** Task to carry out **
Write out each line that follows exactly as it stands, without the pictures.

** Dataset section **
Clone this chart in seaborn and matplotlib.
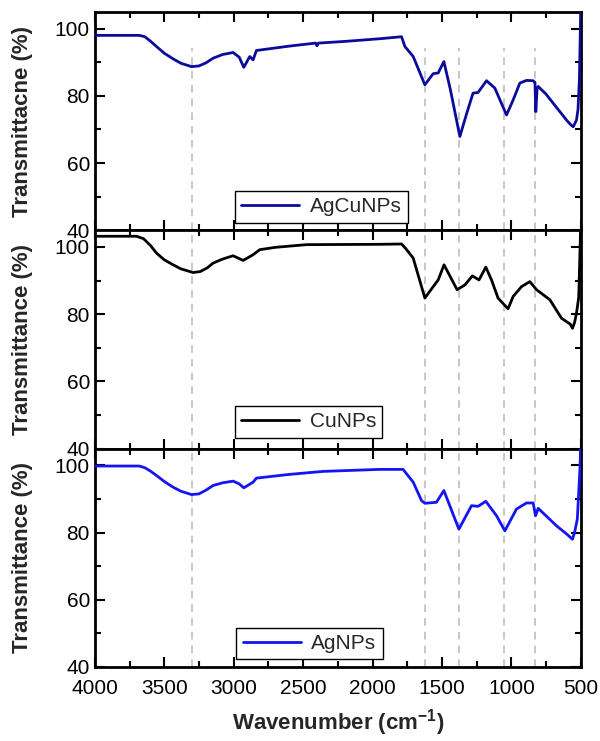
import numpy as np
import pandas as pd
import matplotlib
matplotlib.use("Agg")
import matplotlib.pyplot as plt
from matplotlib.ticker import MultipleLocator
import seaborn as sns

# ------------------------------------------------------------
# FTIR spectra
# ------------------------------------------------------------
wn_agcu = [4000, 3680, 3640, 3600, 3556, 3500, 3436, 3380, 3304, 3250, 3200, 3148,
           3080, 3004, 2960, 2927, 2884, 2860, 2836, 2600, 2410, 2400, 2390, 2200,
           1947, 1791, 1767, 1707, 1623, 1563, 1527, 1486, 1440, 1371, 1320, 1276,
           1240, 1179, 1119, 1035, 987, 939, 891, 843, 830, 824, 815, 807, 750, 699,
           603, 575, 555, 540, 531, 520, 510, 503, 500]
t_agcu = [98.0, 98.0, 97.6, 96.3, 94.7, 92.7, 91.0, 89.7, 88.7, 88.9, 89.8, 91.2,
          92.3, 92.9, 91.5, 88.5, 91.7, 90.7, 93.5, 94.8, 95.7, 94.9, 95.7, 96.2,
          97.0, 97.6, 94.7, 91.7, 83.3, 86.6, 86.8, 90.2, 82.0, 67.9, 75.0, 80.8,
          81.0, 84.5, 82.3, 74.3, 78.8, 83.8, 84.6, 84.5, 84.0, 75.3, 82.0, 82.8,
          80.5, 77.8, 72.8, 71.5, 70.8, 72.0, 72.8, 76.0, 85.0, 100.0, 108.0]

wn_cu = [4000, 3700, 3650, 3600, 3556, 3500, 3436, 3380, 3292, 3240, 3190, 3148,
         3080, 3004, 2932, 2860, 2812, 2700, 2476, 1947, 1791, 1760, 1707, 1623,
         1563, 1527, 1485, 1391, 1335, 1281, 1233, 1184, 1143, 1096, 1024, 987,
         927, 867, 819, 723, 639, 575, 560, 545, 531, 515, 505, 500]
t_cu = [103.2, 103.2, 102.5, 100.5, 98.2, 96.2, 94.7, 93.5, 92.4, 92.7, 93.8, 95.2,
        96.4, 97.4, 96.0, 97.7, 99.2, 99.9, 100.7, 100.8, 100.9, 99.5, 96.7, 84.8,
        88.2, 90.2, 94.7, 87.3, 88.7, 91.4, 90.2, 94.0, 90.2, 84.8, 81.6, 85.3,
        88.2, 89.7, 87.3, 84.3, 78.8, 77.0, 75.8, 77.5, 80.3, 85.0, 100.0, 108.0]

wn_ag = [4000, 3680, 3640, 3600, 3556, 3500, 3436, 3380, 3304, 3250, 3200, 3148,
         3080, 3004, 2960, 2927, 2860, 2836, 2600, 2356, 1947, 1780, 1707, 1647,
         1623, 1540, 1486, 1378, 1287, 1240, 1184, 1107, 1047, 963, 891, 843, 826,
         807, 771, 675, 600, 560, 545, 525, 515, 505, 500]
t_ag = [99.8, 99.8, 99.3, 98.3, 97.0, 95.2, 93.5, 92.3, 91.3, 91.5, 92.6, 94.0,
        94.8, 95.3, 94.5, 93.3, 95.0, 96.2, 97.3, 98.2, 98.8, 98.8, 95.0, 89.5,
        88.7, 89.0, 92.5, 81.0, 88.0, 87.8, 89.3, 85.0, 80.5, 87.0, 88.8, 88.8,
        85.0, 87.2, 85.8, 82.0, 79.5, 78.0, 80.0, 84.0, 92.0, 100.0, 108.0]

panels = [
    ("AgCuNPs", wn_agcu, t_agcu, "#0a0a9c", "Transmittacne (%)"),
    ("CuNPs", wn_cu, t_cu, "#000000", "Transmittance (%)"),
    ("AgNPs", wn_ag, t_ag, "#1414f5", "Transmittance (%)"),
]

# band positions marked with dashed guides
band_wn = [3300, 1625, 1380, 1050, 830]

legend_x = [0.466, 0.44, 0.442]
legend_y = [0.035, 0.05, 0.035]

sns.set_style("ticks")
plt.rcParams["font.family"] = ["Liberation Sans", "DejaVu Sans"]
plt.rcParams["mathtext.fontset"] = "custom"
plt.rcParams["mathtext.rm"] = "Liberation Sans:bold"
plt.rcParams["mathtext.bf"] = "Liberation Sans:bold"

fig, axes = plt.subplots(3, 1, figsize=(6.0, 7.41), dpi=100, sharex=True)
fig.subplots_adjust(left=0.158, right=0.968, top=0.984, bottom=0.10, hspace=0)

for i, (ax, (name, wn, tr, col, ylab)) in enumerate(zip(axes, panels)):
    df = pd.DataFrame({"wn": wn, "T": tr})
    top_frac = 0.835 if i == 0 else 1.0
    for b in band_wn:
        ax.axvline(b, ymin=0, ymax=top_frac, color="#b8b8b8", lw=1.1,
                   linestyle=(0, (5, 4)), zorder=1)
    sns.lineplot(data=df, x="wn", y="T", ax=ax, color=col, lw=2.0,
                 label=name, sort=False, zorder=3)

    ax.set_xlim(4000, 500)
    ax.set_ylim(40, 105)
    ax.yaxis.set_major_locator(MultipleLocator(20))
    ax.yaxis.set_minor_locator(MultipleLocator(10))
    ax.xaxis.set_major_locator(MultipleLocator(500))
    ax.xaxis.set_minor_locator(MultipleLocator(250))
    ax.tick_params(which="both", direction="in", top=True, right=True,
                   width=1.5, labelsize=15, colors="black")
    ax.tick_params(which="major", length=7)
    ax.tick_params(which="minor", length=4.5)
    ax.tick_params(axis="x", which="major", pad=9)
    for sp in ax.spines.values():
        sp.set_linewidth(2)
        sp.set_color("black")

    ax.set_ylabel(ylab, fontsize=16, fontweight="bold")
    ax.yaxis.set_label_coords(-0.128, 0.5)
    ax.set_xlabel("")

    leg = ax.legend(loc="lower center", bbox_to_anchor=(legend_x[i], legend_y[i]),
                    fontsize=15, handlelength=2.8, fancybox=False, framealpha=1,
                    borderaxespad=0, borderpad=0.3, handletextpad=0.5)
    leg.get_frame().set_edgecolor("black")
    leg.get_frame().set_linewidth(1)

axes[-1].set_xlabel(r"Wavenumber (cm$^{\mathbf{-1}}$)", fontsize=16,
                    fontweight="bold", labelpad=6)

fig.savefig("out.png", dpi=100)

** Complete response **
Clone this chart in seaborn and matplotlib.
import numpy as np
import pandas as pd
import matplotlib
matplotlib.use("Agg")
import matplotlib.pyplot as plt
from matplotlib.ticker import MultipleLocator
import seaborn as sns

# ------------------------------------------------------------
# FTIR spectra
# ------------------------------------------------------------
wn_agcu = [4000, 3680, 3640, 3600, 3556, 3500, 3436, 3380, 3304, 3250, 3200, 3148,
           3080, 3004, 2960, 2927, 2884, 2860, 2836, 2600, 2410, 2400, 2390, 2200,
           1947, 1791, 1767, 1707, 1623, 1563, 1527, 1486, 1440, 1371, 1320, 1276,
           1240, 1179, 1119, 1035, 987, 939, 891, 843, 830, 824, 815, 807, 750, 699,
           603, 575, 555, 540, 531, 520, 510, 503, 500]
t_agcu = [98.0, 98.0, 97.6, 96.3, 94.7, 92.7, 91.0, 89.7, 88.7, 88.9, 89.8, 91.2,
          92.3, 92.9, 91.5, 88.5, 91.7, 90.7, 93.5, 94.8, 95.7, 94.9, 95.7, 96.2,
          97.0, 97.6, 94.7, 91.7, 83.3, 86.6, 86.8, 90.2, 82.0, 67.9, 75.0, 80.8,
          81.0, 84.5, 82.3, 74.3, 78.8, 83.8, 84.6, 84.5, 84.0, 75.3, 82.0, 82.8,
          80.5, 77.8, 72.8, 71.5, 70.8, 72.0, 72.8, 76.0, 85.0, 100.0, 108.0]

wn_cu = [4000, 3700, 3650, 3600, 3556, 3500, 3436, 3380, 3292, 3240, 3190, 3148,
         3080, 3004, 2932, 2860, 2812, 2700, 2476, 1947, 1791, 1760, 1707, 1623,
         1563, 1527, 1485, 1391, 1335, 1281, 1233, 1184, 1143, 1096, 1024, 987,
         927, 867, 819, 723, 639, 575, 560, 545, 531, 515, 505, 500]
t_cu = [103.2, 103.2, 102.5, 100.5, 98.2, 96.2, 94.7, 93.5, 92.4, 92.7, 93.8, 95.2,
        96.4, 97.4, 96.0, 97.7, 99.2, 99.9, 100.7, 100.8, 100.9, 99.5, 96.7, 84.8,
        88.2, 90.2, 94.7, 87.3, 88.7, 91.4, 90.2, 94.0, 90.2, 84.8, 81.6, 85.3,
        88.2, 89.7, 87.3, 84.3, 78.8, 77.0, 75.8, 77.5, 80.3, 85.0, 100.0, 108.0]

wn_ag = [4000, 3680, 3640, 3600, 3556, 3500, 3436, 3380, 3304, 3250, 3200, 3148,
         3080, 3004, 2960, 2927, 2860, 2836, 2600, 2356, 1947, 1780, 1707, 1647,
         1623, 1540, 1486, 1378, 1287, 1240, 1184, 1107, 1047, 963, 891, 843, 826,
         807, 771, 675, 600, 560, 545, 525, 515, 505, 500]
t_ag = [99.8, 99.8, 99.3, 98.3, 97.0, 95.2, 93.5, 92.3, 91.3, 91.5, 92.6, 94.0,
        94.8, 95.3, 94.5, 93.3, 95.0, 96.2, 97.3, 98.2, 98.8, 98.8, 95.0, 89.5,
        88.7, 89.0, 92.5, 81.0, 88.0, 87.8, 89.3, 85.0, 80.5, 87.0, 88.8, 88.8,
        85.0, 87.2, 85.8, 82.0, 79.5, 78.0, 80.0, 84.0, 92.0, 100.0, 108.0]

panels = [
    ("AgCuNPs", wn_agcu, t_agcu, "#0a0a9c", "Transmittacne (%)"),
    ("CuNPs", wn_cu, t_cu, "#000000", "Transmittance (%)"),
    ("AgNPs", wn_ag, t_ag, "#1414f5", "Transmittance (%)"),
]

# band positions marked with dashed guides
band_wn = [3300, 1625, 1380, 1050, 830]

legend_x = [0.466, 0.44, 0.442]
legend_y = [0.035, 0.05, 0.035]

sns.set_style("ticks")
plt.rcParams["font.family"] = ["Liberation Sans", "DejaVu Sans"]
plt.rcParams["mathtext.fontset"] = "custom"
plt.rcParams["mathtext.rm"] = "Liberation Sans:bold"
plt.rcParams["mathtext.bf"] = "Liberation Sans:bold"

fig, axes = plt.subplots(3, 1, figsize=(6.0, 7.41), dpi=100, sharex=True)
fig.subplots_adjust(left=0.158, right=0.968, top=0.984, bottom=0.10, hspace=0)

for i, (ax, (name, wn, tr, col, ylab)) in enumerate(zip(axes, panels)):
    df = pd.DataFrame({"wn": wn, "T": tr})
    top_frac = 0.835 if i == 0 else 1.0
    for b in band_wn:
        ax.axvline(b, ymin=0, ymax=top_frac, color="#b8b8b8", lw=1.1,
                   linestyle=(0, (5, 4)), zorder=1)
    sns.lineplot(data=df, x="wn", y="T", ax=ax, color=col, lw=2.0,
                 label=name, sort=False, zorder=3)

    ax.set_xlim(4000, 500)
    ax.set_ylim(40, 105)
    ax.yaxis.set_major_locator(MultipleLocator(20))
    ax.yaxis.set_minor_locator(MultipleLocator(10))
    ax.xaxis.set_major_locator(MultipleLocator(500))
    ax.xaxis.set_minor_locator(MultipleLocator(250))
    ax.tick_params(which="both", direction="in", top=True, right=True,
                   width=1.5, labelsize=15, colors="black")
    ax.tick_params(which="major", length=7)
    ax.tick_params(which="minor", length=4.5)
    ax.tick_params(axis="x", which="major", pad=9)
    for sp in ax.spines.values():
        sp.set_linewidth(2)
        sp.set_color("black")

    ax.set_ylabel(ylab, fontsize=16, fontweight="bold")
    ax.yaxis.set_label_coords(-0.128, 0.5)
    ax.set_xlabel("")

    leg = ax.legend(loc="lower center", bbox_to_anchor=(legend_x[i], legend_y[i]),
                    fontsize=15, handlelength=2.8, fancybox=False, framealpha=1,
                    borderaxespad=0, borderpad=0.3, handletextpad=0.5)
    leg.get_frame().set_edgecolor("black")
    leg.get_frame().set_linewidth(1)

axes[-1].set_xlabel(r"Wavenumber (cm$^{\mathbf{-1}}$)", fontsize=16,
                    fontweight="bold", labelpad=6)

fig.savefig("out.png", dpi=100)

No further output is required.